Idea 1
The Path of Mindfulness and Liberation
How do you transform moment-to-moment awareness into genuine freedom? In Mindfulness: A Practical Guide to Awakening, Joseph Goldstein weaves the Buddha’s Satipaṭṭhāna Sutta into a modern map for awakening. His central argument is that liberation is not found in extraordinary experiences but in the continuous cultivation of mindfulness—known as sati—and its companion qualities of clarity, effort, investigation, and equanimity. Through these, you learn not only to observe life as it unfolds, but to free the mind from clinging, craving, and delusion.
Four Qualities That Ground the Journey
Goldstein begins by rooting practice in four indispensable mental strengths: ardency, clear comprehension, mindfulness, and concentration. Ardency—steady, wholehearted effort—keeps you returning to practice even when energy wanes; clear comprehension ensures that your awareness includes ethical purpose and context; mindfulness gathers attention in the present; and concentration steadies the mind so insight can unfold. These qualities form the living soil in which the foundations of mindfulness take root.
(Parenthetical note: The four qualities mirror the Five Spiritual Faculties familiar in Theravāda Buddhism—faith, energy, mindfulness, concentration, and wisdom—showing how this teaching synchronizes across traditions.)
The Four Foundations: A Complete Laboratory of Awakening
The Satipaṭṭhāna Sutta outlines four areas—body, feelings, mind, and dhammas (mental phenomena)—as fields of observation. Beginning with the body, you learn to anchor attention in breath, posture, and movement, witnessing impermanence in physical sensations. Through feelings (pleasant, unpleasant, or neutral), you see the birth of craving and aversion. Through mind, you identify states like greed, anger, or clarity without calling them ‘mine.’ Finally, the investigation of dhammas trains you to explore deeper structures such as the hindrances, aggregates, and seven awakening factors. Each foundation is a gateway to insight into impermanence (anicca), suffering (dukkha), and nonself (anattā).
The Refrain: The Buddha’s Operational Method
Throughout the sutta runs a refrain: observe phenomena internally and externally, note their arising and passing away, rest in bare knowing, and abide independent—not clinging to anything. This refrain is the book's structural pulse, urging you to investigate both your own experience and others’, to perceive process rather than solidity, and to rest awareness without identification. When you practice this way, mindfulness becomes dynamic—an active release rather than passive noticing.
From Attention to Wisdom
Goldstein traces a developmental arc: bare attention notices experience simply; clear comprehension inquires into its purpose and tone; investigation sharpens discernment, distinguishing wholesome from unwholesome; energy sustains the process; rapture and calm balance dynamism with stability; concentration unifies the mind; and equanimity crowns the path as unshakable presence.
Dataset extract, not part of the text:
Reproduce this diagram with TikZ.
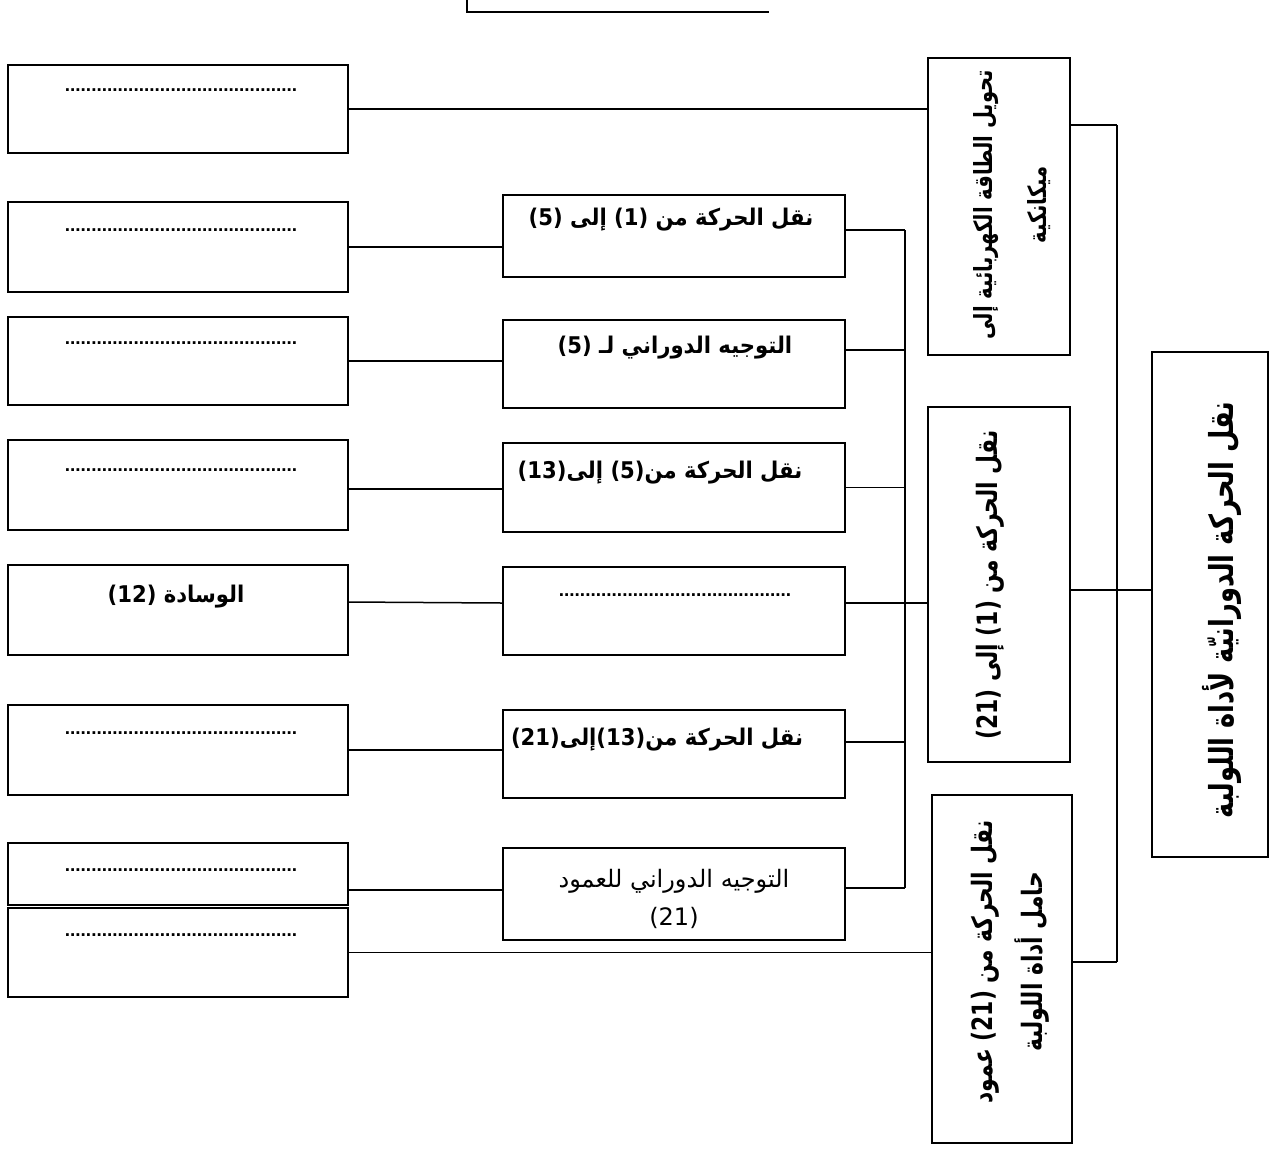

The sequence of these seven factors of awakening captures the organic evolution from mindfulness to liberation.
The Psychology of Freedom
Goldstein’s commentary functions as both psychology and manual for freedom. The mind, he shows, is conditioned by the five hindrances—desire, aversion, sloth, restlessness, and doubt—but these can become teachers rather than enemies when observed clearly. The same holds for the five aggregates: body, feeling, perception, formations, and consciousness. Seeing how these arise and pass dismantles the illusion of a solid self. Practice evolves from correcting reactivity to unraveling the very structure of identification.
Living the Noble Truths
Ultimately, mindfulness leads back to the Buddha’s original discovery: the Four Noble Truths. You learn to see suffering not as punishment but as invitation, craving as its cause, and release as its cessation. The Eightfold Path—view, thought, speech, action, livelihood, effort, mindfulness, and concentration—provides the practical mechanism of that cessation. Each moment of nonclinging enacts awakening in microcosm.
Goldstein’s synthesis transforms ancient doctrine into experiential guidance. If you persist with ardency and wisdom, you begin to see what his own teachers—Munindra, Mahāsi Sayadaw, and Ajahn Chaa—insisted on: liberation is not elsewhere. It happens in the breath, the feeling, the thought, right now. The book’s promise is simple but radical: by knowing experience directly, you free the mind from its own constructions.